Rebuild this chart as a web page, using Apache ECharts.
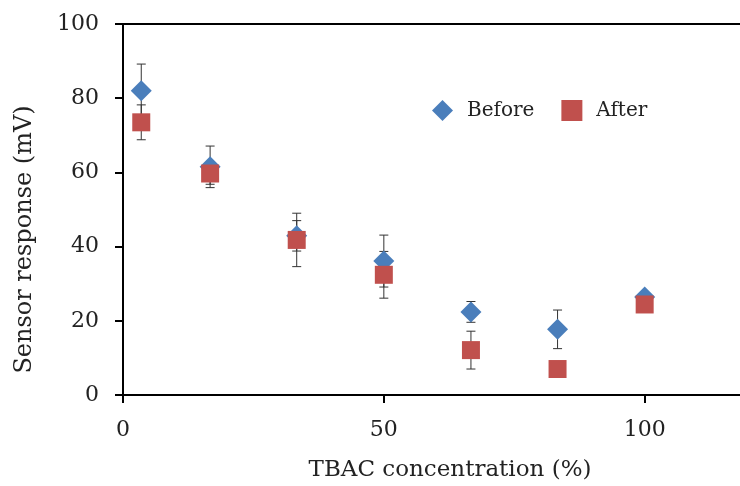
<!DOCTYPE html>
<html lang="en">
<head>
  <meta charset="UTF-8">
  <title>Sensor response vs TBAC concentration</title>
  <script src="https://cdn.jsdelivr.net/npm/echarts@6/dist/echarts.min.js"></script>
</head>
<body style="margin:0">
  <div id="main" style="width: 740px; height: 486px;"></div>
  <script>
    // values
    var concentration = [3.5, 16.7, 33.3, 50, 66.7, 83.3, 100];
    var beforeMean = [82.0, 61.5, 42.9, 36.1, 22.4, 17.7, 26.4];
    var beforeErr = [7.2, 5.6, 4.1, 7.0, 2.8, 5.2, 0];
    var afterMean = [73.5, 59.7, 41.8, 32.4, 12.1, 7.0, 24.4];
    var afterErr = [4.7, 2.9, 7.2, 6.3, 5.1, 0, 0];

    var font = 'DejaVu Serif';
    var blue = '#4a7ebb';
    var red = '#c0504d';

    var myChart = echarts.init(document.getElementById('main'));

    function points(means) {
      return concentration.map(function (x, i) { return [x, means[i]]; });
    }
    function bars(means, errs) {
      var out = [];
      concentration.forEach(function (x, i) {
        if (errs[i] > 0) out.push([x, means[i] - errs[i], means[i] + errs[i]]);
      });
      return out;
    }
    // error bar with caps
    function renderBar(params, api) {
      var lo = api.coord([api.value(0), api.value(1)]);
      var hi = api.coord([api.value(0), api.value(2)]);
      var w = 4.5;
      var style = { stroke: '#333', lineWidth: 1 };
      return {
        type: 'group',
        children: [
          { type: 'line', shape: { x1: lo[0], y1: lo[1], x2: hi[0], y2: hi[1] }, style: style },
          { type: 'line', shape: { x1: lo[0] - w, y1: lo[1], x2: lo[0] + w, y2: lo[1] }, style: style },
          { type: 'line', shape: { x1: hi[0] - w, y1: hi[1], x2: hi[0] + w, y2: hi[1] }, style: style }
        ]
      };
    }

    var option = {
      backgroundColor: '#fff',
      animation: false,
      textStyle: { fontFamily: font },
      grid: { left: 123, right: -9, top: 24, bottom: 91, outerBoundsMode: 'none' },
      legend: {
        left: 432, top: 100, padding: 0,
        itemWidth: 21, itemHeight: 21, itemGap: 27,
        textStyle: { fontFamily: font, fontSize: 20, color: '#222', padding: [0, 0, 0, 9] },
        data: [{ name: 'Before', icon: 'diamond' }, { name: 'After', icon: 'rect' }]
      },
      xAxis: [{
        type: 'value', min: 0, max: 120, interval: 50,
        name: 'TBAC concentration (%)', nameLocation: 'middle', nameGap: 64,
        nameTextStyle: { fontFamily: font, fontSize: 23, color: '#222', padding: [0, 0, 0, 28] },
        axisLine: { lineStyle: { color: '#000', width: 2 } },
        axisTick: { show: true, inside: false, length: 8, lineStyle: { color: '#000', width: 2 } },
        axisLabel: { fontFamily: font, fontSize: 22, color: '#222', margin: 24,
          formatter: function (v) { return v % 50 === 0 ? v : ''; } },
        splitLine: { show: false }
      }, {
        type: 'value', position: 'top', min: 0, max: 120,
        axisLine: { show: true, lineStyle: { color: '#000', width: 2 } },
        axisTick: { show: false }, axisLabel: { show: false }, splitLine: { show: false }
      }],
      yAxis: {
        type: 'value', min: 0, max: 100, interval: 20,
        name: 'Sensor response (mV)', nameLocation: 'middle', nameGap: 86,
        nameTextStyle: { fontFamily: font, fontSize: 24, color: '#222', padding: [0, 60, 0, 0] },
        axisLine: { show: true, lineStyle: { color: '#000', width: 2 } },
        axisTick: { show: true, length: 8, lineStyle: { color: '#000', width: 2 } },
        axisLabel: { fontFamily: font, fontSize: 22, color: '#222', margin: 24 },
        splitLine: { show: false }
      },
      series: [
        { type: 'custom', name: 'beforeErr', renderItem: renderBar, data: bars(beforeMean, beforeErr), z: 1, silent: true },
        { type: 'scatter', name: 'Before', symbol: 'diamond', symbolSize: 21, data: points(beforeMean),
          itemStyle: { color: blue, opacity: 1 }, z: 2 },
        { type: 'custom', name: 'afterErr', renderItem: renderBar, data: bars(afterMean, afterErr), z: 1, silent: true },
        { type: 'scatter', name: 'After', symbol: 'rect', symbolSize: 18, data: points(afterMean),
          itemStyle: { color: red, opacity: 1 }, z: 3 }
      ]
    };

    myChart.setOption(option);
  </script>
</body>
</html>
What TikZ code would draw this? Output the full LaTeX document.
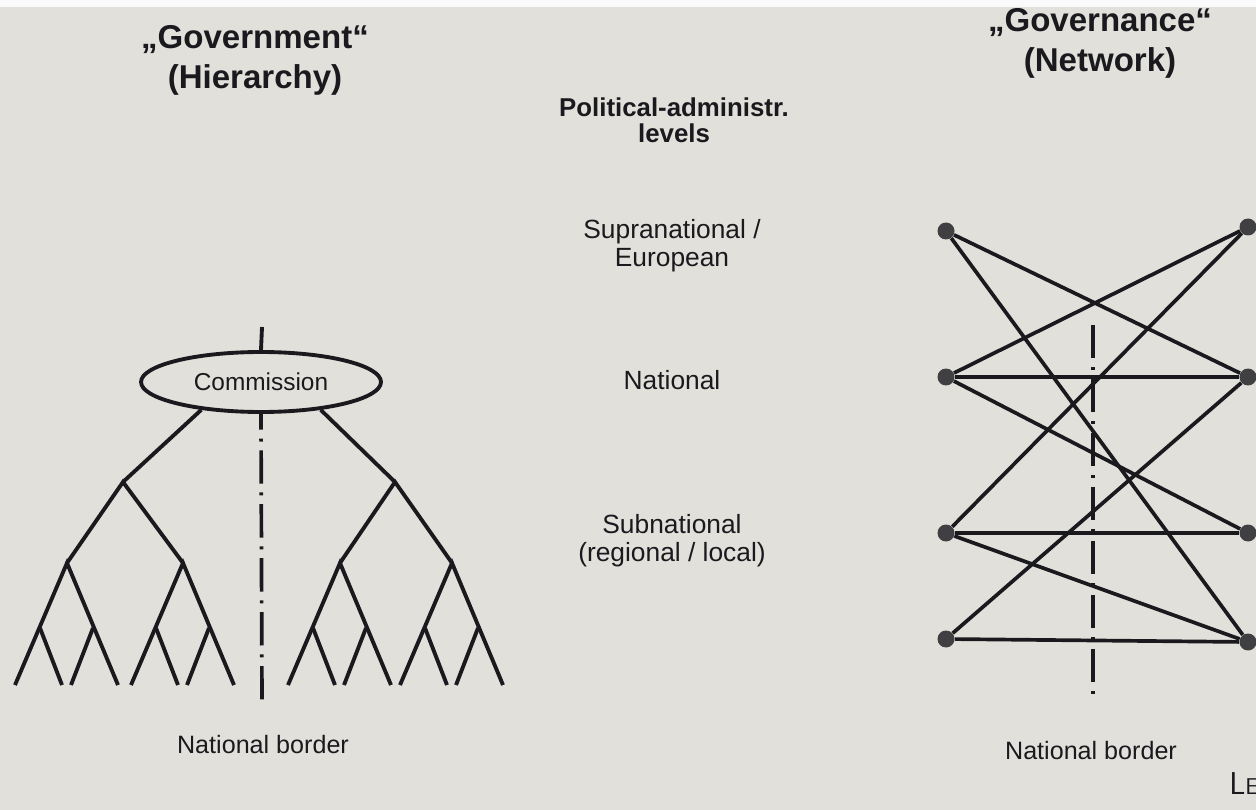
\documentclass[tikz,border=0pt]{standalone}
\usepackage{fontspec}
\setmainfont{Liberation Sans}
\usetikzlibrary{shapes.geometric,positioning}
\definecolor{paper}{RGB}{226,224,219}
\definecolor{ink}{RGB}{26,26,30}
\definecolor{dotgrey}{RGB}{64,64,66}

\begin{document}
\begin{tikzpicture}[x=0.02cm, y=-0.02cm,
    branch/.style={draw=ink, line width=2.2pt},
    link/.style={draw=ink, line width=2.1pt},
    borderline/.style={draw=ink, line width=2.1pt, dash pattern=on 19pt off 5pt on 1.7pt off 5pt},
    actor/.style={circle, fill=dotgrey, minimum size=0.34cm, inner sep=0pt},
    headline/.style={align=center, text=ink, font=\bfseries\fontsize{18.8}{22.8}\selectfont},
    levelname/.style={align=center, text=ink, font=\fontsize{15}{16}\selectfont},
    caption/.style={text=ink, font=\fontsize{14.3}{16}\selectfont}]
    \useasboundingbox (0,0) rectangle (1256,810);
    % paper
    \fill[paper] (0,0) rectangle (1256,810);
    \fill[white!85!paper] (0,0) rectangle (1256,7);

    % titles
    \node[headline] (gov) at (255,60) {„Government“\\(Hierarchy)};
    \node[headline] (gnc) at (1100,43) {„Governance“\\(Network)};
    \node[align=center, text=ink, font=\bfseries\fontsize{14.7}{15}\selectfont] (lvl) at (674,120) {Political-administr.\\levels};

    % levels in the middle
    \node[levelname] (supra) at (672,246) {Supranational /\\European};
    \node[levelname] (natl) at (672,380) {National};
    \node[levelname] (subnat) at (672,541) {Subnational\\(regional / local)};

    % Hierarchy: Commission and tree
    \coordinate (stub) at (262,327);
    \node[ellipse, draw=ink, line width=2.2pt, minimum width=4.8cm, minimum height=1.2cm, inner sep=0pt,
          text=ink, font=\fontsize{13.9}{15}\selectfont] (comm) at (261,382) {Commission};
    \draw[branch] (stub) -- (comm.north);
    \coordinate (a) at (123,482);
    \coordinate (c) at (395,482);
    \draw[branch] (comm.205) -- (a);
    \draw[branch] (comm.335) -- (c);
    \foreach \n/\x in {b1/67, b2/183, d1/340, d2/452} {
        \coordinate (\n) at (\x,563);
        \draw[branch] (\x-52,685) -- (\n) -- (\x+51,685);
        \draw[branch] (\x-27,628) -- (\x-5,685);
        \draw[branch] (\x+26,628) -- (\x+4,685);
    }
    \draw[branch] (b1) -- (a) -- (b2);
    \draw[branch] (d1) -- (c) -- (d2);
    \coordinate (lbend) at (262,708);
    \draw[borderline, dash phase=10pt] (comm.south) -- (lbend);
    \node[caption] (lborder) at (263,745) {National border};

    % Network
    \node[actor] (l1) at (946,231) {};
    \node[actor] (l2) at (946,377) {};
    \node[actor] (l3) at (946,533) {};
    \node[actor] (l4) at (946,639) {};
    \node[actor] (r1) at (1248,227) {};
    \node[actor] (r2) at (1248,377) {};
    \node[actor] (r3) at (1248,533) {};
    \node[actor] (r4) at (1248,642) {};
    \draw[link] (l1) -- (r2);
    \draw[link] (l1) -- (r4);
    \draw[link] (l2) -- (r1);
    \draw[link] (l2) -- (r2);
    \draw[link] (l2) -- (r3);
    \draw[link] (l3) -- (r1);
    \draw[link] (l3) -- (r3);
    \draw[link] (l3) -- (r4);
    \draw[link] (l4) -- (r2);
    \draw[link] (l4) -- (r4);
    \coordinate (rbtop) at (1093,325);
    \coordinate (rbend) at (1093,695);
    \draw[borderline] (rbtop) -- (rbend);
    \node[caption] (rborder) at (1091,751) {National border};

    % cut-off text at the corner
    \node[anchor=base west, text=ink, inner sep=0pt] (le) at (1229,794)
        {\sffamily\fontsize{18}{18}\selectfont L\fontsize{13}{13}\selectfont E};
\end{tikzpicture}
\end{document}
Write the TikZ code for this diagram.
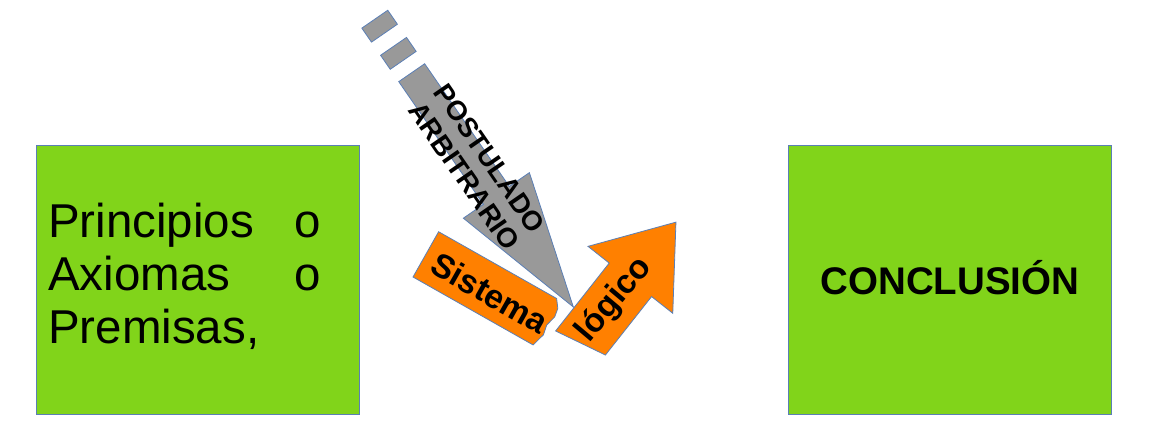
\documentclass[tikz,border=0pt]{standalone}
\usepackage{fontspec}
\setmainfont{Liberation Sans}
\definecolor{lime}{HTML}{81D41A}
\definecolor{grayarrow}{HTML}{999999}
\definecolor{orangearrow}{HTML}{FF8000}
\definecolor{edgeblue}{HTML}{5B7FB5}

\begin{document}
\begin{tikzpicture}[x=1pt, y=1pt,
  greenbox/.style={draw=edgeblue, line width=1pt, fill=lime, minimum width=323pt, minimum height=269pt, inner sep=0pt},
  shapeline/.style={draw=edgeblue, line width=0.8pt},
  arrowtext/.style={font=\bfseries\fontsize{33.5}{38}\selectfont, inner sep=0pt}]
\useasboundingbox (0,0) rectangle (1154,444);

% Boxes
\node [greenbox] (premisas) at (197.5,163.5) {};
\node [greenbox, text height=27.5pt, text depth=0pt, font=\bfseries\fontsize{38.5}{44}\selectfont] (conclusion) at (950,163.5) {CONCLUSIÓN};

% Premises text
\node [anchor=base west, inner sep=0pt, text width=273pt, align=left, font=\fontsize{47.5}{53}\selectfont] (principios) at (48,206.3) {Principios\hfill o\\Axiomas\hfill o\\Premisas,};

% Postulado arrow
\begin{scope}[shift={(411.7,371.3)}, rotate=-55.4]
\draw [shapeline, fill=grayarrow] (0,15.75) -- (149.1,15.75) -- (149.1,40.1) -- (284.7,0) -- (149.1,-40.1) -- (149.1,-15.75) -- (0,-15.75) -- cycle;
\draw [shapeline, fill=grayarrow] (-32,15.75) rectangle (-15,-15.75);
\draw [shapeline, fill=grayarrow] (-65,15.75) rectangle (-48,-15.75);
\node [arrowtext, rotate=-55.4, align=center, font=\bfseries\fontsize{27.5}{31}\selectfont] (postulado) at (115,0) {POSTULADO\\ARBITRARIO};
\end{scope}

% Sistema
\begin{scope}[shift={(413,167)}, rotate=-29.5]
\draw [shapeline, fill=orangearrow] (0,0) -- (0,52) -- (135.6,52) -- (141.5,44) -- (143,35) -- (140,24) -- (142,14) -- (138,0) -- cycle;
\node [arrowtext, rotate=-29.5] (sistema) at (75,24) {Sistema};
\end{scope}

% Logico arrow
\begin{scope}[shift={(580.5,101)}, rotate=51.7]
\draw [shapeline, fill=orangearrow] (-6,27) -- (80.5,27) -- (80.5,54) -- (154,0) -- (80.5,-54) -- (80.5,-27) -- (6,-27) -- cycle;
\node [arrowtext, rotate=50] (logico) at (55,0) {lógico};
\end{scope}

\end{tikzpicture}
\end{document}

§ §

[What you have to do] The lines from the top of the data above through the one holding "var myChart = echarts.init(document.getElementById('main'));" are to be repeated exactly, and only those, with no pictures.

[Reply]
Rebuild this chart as a web page, using Apache ECharts.
<!DOCTYPE html>
<html lang="en">
<head>
  <meta charset="UTF-8">
  <title>Sensor response vs TBAC concentration</title>
  <script src="https://cdn.jsdelivr.net/npm/echarts@6/dist/echarts.min.js"></script>
</head>
<body style="margin:0">
  <div id="main" style="width: 740px; height: 486px;"></div>
  <script>
    // values
    var concentration = [3.5, 16.7, 33.3, 50, 66.7, 83.3, 100];
    var beforeMean = [82.0, 61.5, 42.9, 36.1, 22.4, 17.7, 26.4];
    var beforeErr = [7.2, 5.6, 4.1, 7.0, 2.8, 5.2, 0];
    var afterMean = [73.5, 59.7, 41.8, 32.4, 12.1, 7.0, 24.4];
    var afterErr = [4.7, 2.9, 7.2, 6.3, 5.1, 0, 0];

    var font = 'DejaVu Serif';
    var blue = '#4a7ebb';
    var red = '#c0504d';

    var myChart = echarts.init(document.getElementById('main'));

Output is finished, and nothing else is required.